-- DATASET RECORDS start --

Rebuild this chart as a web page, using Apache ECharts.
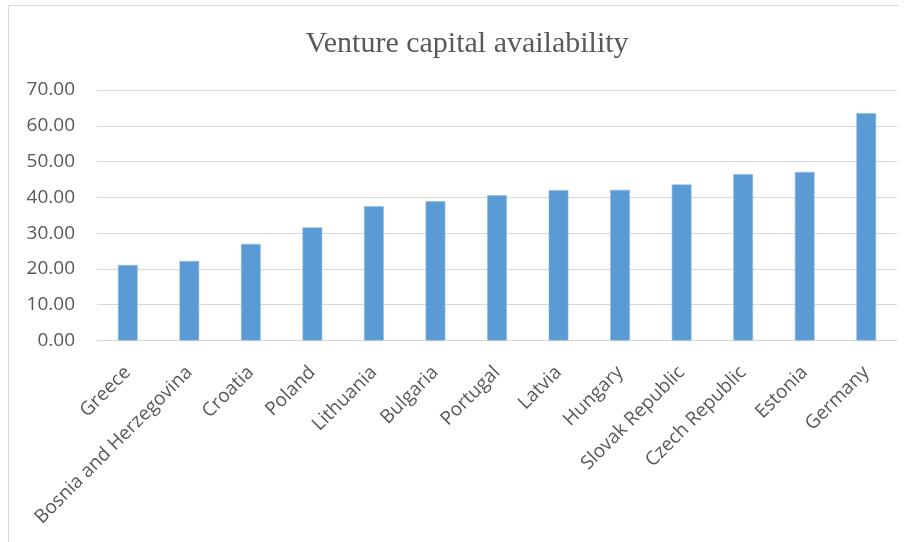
<!DOCTYPE html>
<html>
<head>
<meta charset="utf-8">
<style>
  html, body { margin: 0; padding: 0; background: #ffffff; }
  #chart { width: 909px; height: 542px; }
</style>
<script src="https://cdn.jsdelivr.net/npm/echarts@6/dist/echarts.min.js"></script>
</head>
<body>
<div id="chart"></div>
<script>
// Countries, in ascending order of venture capital availability
const countries = [
  'Greece', 'Bosnia and Herzegovina', 'Croatia', 'Poland', 'Lithuania',
  'Bulgaria', 'Portugal', 'Latvia', 'Hungary', 'Slovak Republic',
  'Czech Republic', 'Estonia', 'Germany'
];
const availability = [
  21.1, 22.2, 27.0, 31.6, 37.5, 38.9, 40.6, 42.0, 42.1, 43.6, 46.5, 47.1, 63.5
];
const yTicks = [0, 10, 20, 30, 40, 50, 60, 70];

const chart = echarts.init(document.getElementById('chart'), null, { renderer: 'canvas' });

chart.setOption({
  backgroundColor: '#ffffff',
  animation: false,
  title: {
    text: 'Venture capital availability',
    left: 462,
    top: 24,
    textAlign: 'center',
    textStyle: {
      fontFamily: '"Liberation Serif", "Times New Roman", serif',
      fontSize: 30,
      fontWeight: 'normal',
      color: '#595959'
    }
  },
  graphic: [{
    type: 'polyline',
    shape: { points: [[8.5, 560], [8.5, 5.5], [898, 5.5]] },
    style: { stroke: '#d9d9d9', lineWidth: 1, fill: null },
    silent: true
  }],
  grid: { left: 97, right: 12, top: 90, bottom: 201.5, containLabel: false },
  xAxis: {
    type: 'category',
    data: countries,
    axisLine: { show: true, lineStyle: { color: '#d9d9d9', width: 1 } },
    axisTick: { show: false },
    axisLabel: {
      rotate: 45,
      interval: 0,
      margin: 29,
      fontFamily: '"Open Sans", sans-serif',
      fontSize: 19,
      color: '#595959'
    }
  },
  yAxis: {
    type: 'value',
    min: yTicks[0],
    max: yTicks[yTicks.length - 1],
    interval: 10,
    axisLine: { show: false },
    axisTick: { show: false },
    splitLine: { show: true, lineStyle: { color: '#d9d9d9', width: 1 } },
    axisLabel: {
      margin: 22,
      fontFamily: '"Open Sans", sans-serif',
      fontSize: 19,
      color: '#595959',
      formatter: v => v.toFixed(2)
    }
  },
  series: [{
    type: 'bar',
    data: availability,
    barWidth: '32%',
    itemStyle: { color: '#5b9bd5', borderColor: '#8db8e2', borderWidth: 0.6 }
  }]
});
</script>
</body>
</html>
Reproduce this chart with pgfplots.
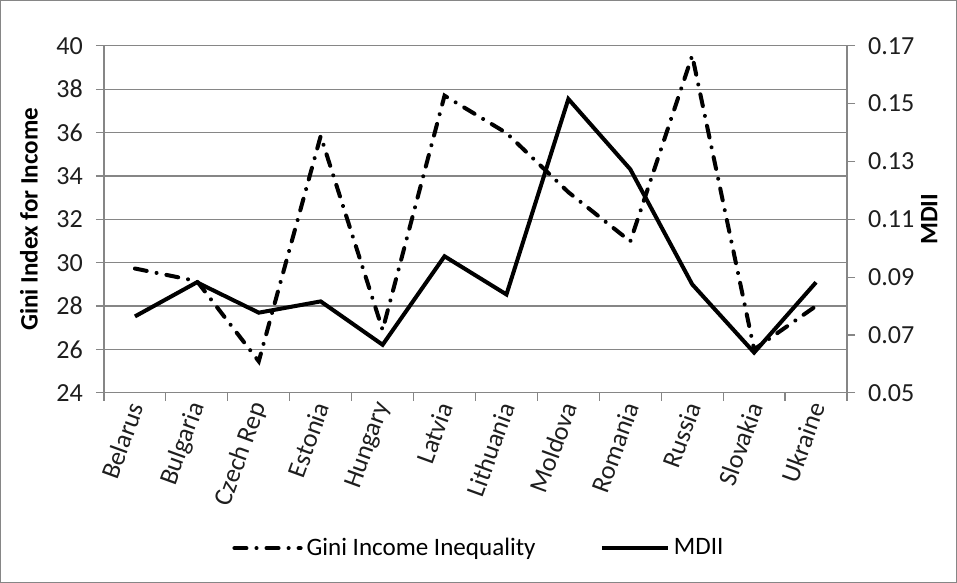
\documentclass[border=0pt]{standalone}
\usepackage{pgfplots}
\pgfplotsset{compat=1.18}
\usepackage{fontspec}
\setmainfont{Carlito}
\definecolor{gridgray}{RGB}{134,134,134}
\definecolor{txt}{RGB}{30,30,30}
\pgfplotsset{
  gini/.style={black, line width=2pt, line cap=round, dash pattern=on 6pt off 5pt on 0.01pt off 5pt},
  mdii/.style={black, line width=2pt, line join=miter},
}
\begin{document}
\begin{tikzpicture}
\begin{axis}[
  at={(0,0)}, anchor=south west,
  scale only axis, width=370.5pt, height=173pt,
  xmin=-0.5, xmax=11.5, ymin=24, ymax=40,
  ytick={24,26,...,40},
  xtick={0,...,11},
  xticklabels={Belarus,Bulgaria,Czech Rep,Estonia,Hungary,Latvia,Lithuania,Moldova,Romania,Russia,Slovakia,Ukraine},
  major x tick style={draw=none},
  minor xtick={-0.5,0.5,...,11.5},
  minor x tick style={gridgray, line width=0.6pt},
  minor tick length=4pt,
  axis x line*=bottom, axis y line*=left,
  axis line style={gridgray, line width=0.6pt, -},
  ymajorgrids, grid style={gridgray, line width=0.6pt},
  tick align=outside, major tick length=4pt,
  y tick style={gridgray, line width=0.6pt},
  tick label style={font=\fontsize{13}{15}\selectfont, text=txt},
  yticklabel style={xshift=-3pt},
  x tick label style={rotate=70, anchor=east, inner sep=1pt, yshift=-1pt},
  /pgf/number format/assume math mode=true,
  ylabel={\textbf{Gini Index for Income}},
  ylabel style={font=\fontsize{12.5}{14}\selectfont, text=black, at={(axis description cs:-0.101,0.5)}, anchor=center},
  clip=false,
]
\addplot[gini] coordinates {
(0,29.73) (1,29.15) (2,25.45) (3,35.84) (4,26.9) (5,37.70) (6,35.98) (7,33.25) (8,30.98) (9,39.55) (10,26.0) (11,28.0)
};
\end{axis}
\begin{axis}[
  at={(0,0)}, anchor=south west,
  scale only axis, width=370.5pt, height=173pt,
  xmin=-0.5, xmax=11.5, ymin=0.05, ymax=0.17,
  ytick={0.05,0.07,0.09,0.11,0.13,0.15,0.17},
  axis x line=none, axis y line*=right,
  axis line style={gridgray, line width=0.6pt, -},
  tick align=outside, major tick length=4pt,
  y tick style={gridgray, line width=0.6pt},
  tick label style={font=\fontsize{13}{15}\selectfont, text=txt},
  /pgf/number format/assume math mode=true,
  yticklabel style={xshift=3pt, /pgf/number format/.cd, fixed, fixed zerofill, precision=2},
  ylabel={\textbf{MDII}},
  ylabel style={font=\fontsize{12.5}{14}\selectfont, text=black, at={(axis description cs:1.1107,0.5)}, anchor=center},
  legend style={draw=none, fill=none, at={(rel axis cs:0.506,-0.448)}, anchor=center,
    font=\fontsize{12.5}{14}\selectfont, legend columns=2,
    /tikz/every even column/.append style={column sep=30pt}},
  legend image code/.code={\draw[#1] (0pt,0pt) -- (33pt,0pt);},
  clip=false,
]
\addlegendimage{gini}
\addlegendentry{Gini Income Inequality}
\addplot[mdii] coordinates {
(0,0.0764) (1,0.0882) (2,0.0777) (3,0.0816) (4,0.0666) (5,0.0972) (6,0.0840) (7,0.1516) (8,0.1273) (9,0.0875) (10,0.0639) (11,0.0882)
};
\addlegendentry{MDII}
\end{axis}
\draw[gridgray, line width=0.7pt] (-51.5pt,-94.5pt) rectangle (425pt,195.5pt);
\end{tikzpicture}
\end{document}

-- DATASET RECORDS end --

Write out all the entries word for word, but skip any images.

* [RESPONSE TO THIS TASK]
Rebuild this chart as a web page, using Apache ECharts.
<!DOCTYPE html>
<html>
<head>
<meta charset="utf-8">
<style>
  html, body { margin: 0; padding: 0; background: #ffffff; }
  #chart { width: 909px; height: 542px; }
</style>
<script src="https://cdn.jsdelivr.net/npm/echarts@6/dist/echarts.min.js"></script>
</head>
<body>
<div id="chart"></div>
<script>
// Countries, in ascending order of venture capital availability
const countries = [
  'Greece', 'Bosnia and Herzegovina', 'Croatia', 'Poland', 'Lithuania',
  'Bulgaria', 'Portugal', 'Latvia', 'Hungary', 'Slovak Republic',
  'Czech Republic', 'Estonia', 'Germany'
];
const availability = [
  21.1, 22.2, 27.0, 31.6, 37.5, 38.9, 40.6, 42.0, 42.1, 43.6, 46.5, 47.1, 63.5
];
const yTicks = [0, 10, 20, 30, 40, 50, 60, 70];

const chart = echarts.init(document.getElementById('chart'), null, { renderer: 'canvas' });

chart.setOption({
  backgroundColor: '#ffffff',
  animation: false,
  title: {
    text: 'Venture capital availability',
    left: 462,
    top: 24,
    textAlign: 'center',
    textStyle: {
      fontFamily: '"Liberation Serif", "Times New Roman", serif',
      fontSize: 30,
      fontWeight: 'normal',
      color: '#595959'
    }
  },
  graphic: [{
    type: 'polyline',
    shape: { points: [[8.5, 560], [8.5, 5.5], [898, 5.5]] },
    style: { stroke: '#d9d9d9', lineWidth: 1, fill: null },
    silent: true
  }],
  grid: { left: 97, right: 12, top: 90, bottom: 201.5, containLabel: false },
  xAxis: {
    type: 'category',
    data: countries,
    axisLine: { show: true, lineStyle: { color: '#d9d9d9', width: 1 } },
    axisTick: { show: false },
    axisLabel: {
      rotate: 45,
      interval: 0,
      margin: 29,
      fontFamily: '"Open Sans", sans-serif',
      fontSize: 19,
      color: '#595959'
    }
  },
  yAxis: {
    type: 'value',
    min: yTicks[0],
    max: yTicks[yTicks.length - 1],
    interval: 10,
    axisLine: { show: false },
    axisTick: { show: false },
    splitLine: { show: true, lineStyle: { color: '#d9d9d9', width: 1 } },
    axisLabel: {
      margin: 22,
      fontFamily: '"Open Sans", sans-serif',
      fontSize: 19,
      color: '#595959',
      formatter: v => v.toFixed(2)
    }
  },
  series: [{
    type: 'bar',
    data: availability,
    barWidth: '32%',
    itemStyle: { color: '#5b9bd5', borderColor: '#8db8e2', borderWidth: 0.6 }
  }]
});
</script>
</body>
</html>
Reproduce this chart with pgfplots.
\documentclass[border=0pt]{standalone}
\usepackage{pgfplots}
\pgfplotsset{compat=1.18}
\usepackage{fontspec}
\setmainfont{Carlito}
\definecolor{gridgray}{RGB}{134,134,134}
\definecolor{txt}{RGB}{30,30,30}
\pgfplotsset{
  gini/.style={black, line width=2pt, line cap=round, dash pattern=on 6pt off 5pt on 0.01pt off 5pt},
  mdii/.style={black, line width=2pt, line join=miter},
}
\begin{document}
\begin{tikzpicture}
\begin{axis}[
  at={(0,0)}, anchor=south west,
  scale only axis, width=370.5pt, height=173pt,
  xmin=-0.5, xmax=11.5, ymin=24, ymax=40,
  ytick={24,26,...,40},
  xtick={0,...,11},
  xticklabels={Belarus,Bulgaria,Czech Rep,Estonia,Hungary,Latvia,Lithuania,Moldova,Romania,Russia,Slovakia,Ukraine},
  major x tick style={draw=none},
  minor xtick={-0.5,0.5,...,11.5},
  minor x tick style={gridgray, line width=0.6pt},
  minor tick length=4pt,
  axis x line*=bottom, axis y line*=left,
  axis line style={gridgray, line width=0.6pt, -},
  ymajorgrids, grid style={gridgray, line width=0.6pt},
  tick align=outside, major tick length=4pt,
  y tick style={gridgray, line width=0.6pt},
  tick label style={font=\fontsize{13}{15}\selectfont, text=txt},
  yticklabel style={xshift=-3pt},
  x tick label style={rotate=70, anchor=east, inner sep=1pt, yshift=-1pt},
  /pgf/number format/assume math mode=true,
  ylabel={\textbf{Gini Index for Income}},
  ylabel style={font=\fontsize{12.5}{14}\selectfont, text=black, at={(axis description cs:-0.101,0.5)}, anchor=center},
  clip=false,
]
\addplot[gini] coordinates {
(0,29.73) (1,29.15) (2,25.45) (3,35.84) (4,26.9) (5,37.70) (6,35.98) (7,33.25) (8,30.98) (9,39.55) (10,26.0) (11,28.0)
};
\end{axis}
\begin{axis}[
  at={(0,0)}, anchor=south west,
  scale only axis, width=370.5pt, height=173pt,
  xmin=-0.5, xmax=11.5, ymin=0.05, ymax=0.17,
  ytick={0.05,0.07,0.09,0.11,0.13,0.15,0.17},
  axis x line=none, axis y line*=right,
  axis line style={gridgray, line width=0.6pt, -},
  tick align=outside, major tick length=4pt,
  y tick style={gridgray, line width=0.6pt},
  tick label style={font=\fontsize{13}{15}\selectfont, text=txt},
  /pgf/number format/assume math mode=true,
  yticklabel style={xshift=3pt, /pgf/number format/.cd, fixed, fixed zerofill, precision=2},
  ylabel={\textbf{MDII}},
  ylabel style={font=\fontsize{12.5}{14}\selectfont, text=black, at={(axis description cs:1.1107,0.5)}, anchor=center},
  legend style={draw=none, fill=none, at={(rel axis cs:0.506,-0.448)}, anchor=center,
    font=\fontsize{12.5}{14}\selectfont, legend columns=2,
    /tikz/every even column/.append style={column sep=30pt}},
  legend image code/.code={\draw[#1] (0pt,0pt) -- (33pt,0pt);},
  clip=false,
]
\addlegendimage{gini}
\addlegendentry{Gini Income Inequality}
\addplot[mdii] coordinates {
(0,0.0764) (1,0.0882) (2,0.0777) (3,0.0816) (4,0.0666) (5,0.0972) (6,0.0840) (7,0.1516) (8,0.1273) (9,0.0875) (10,0.0639) (11,0.0882)
};
\addlegendentry{MDII}
\end{axis}
\draw[gridgray, line width=0.7pt] (-51.5pt,-94.5pt) rectangle (425pt,195.5pt);
\end{tikzpicture}
\end{document}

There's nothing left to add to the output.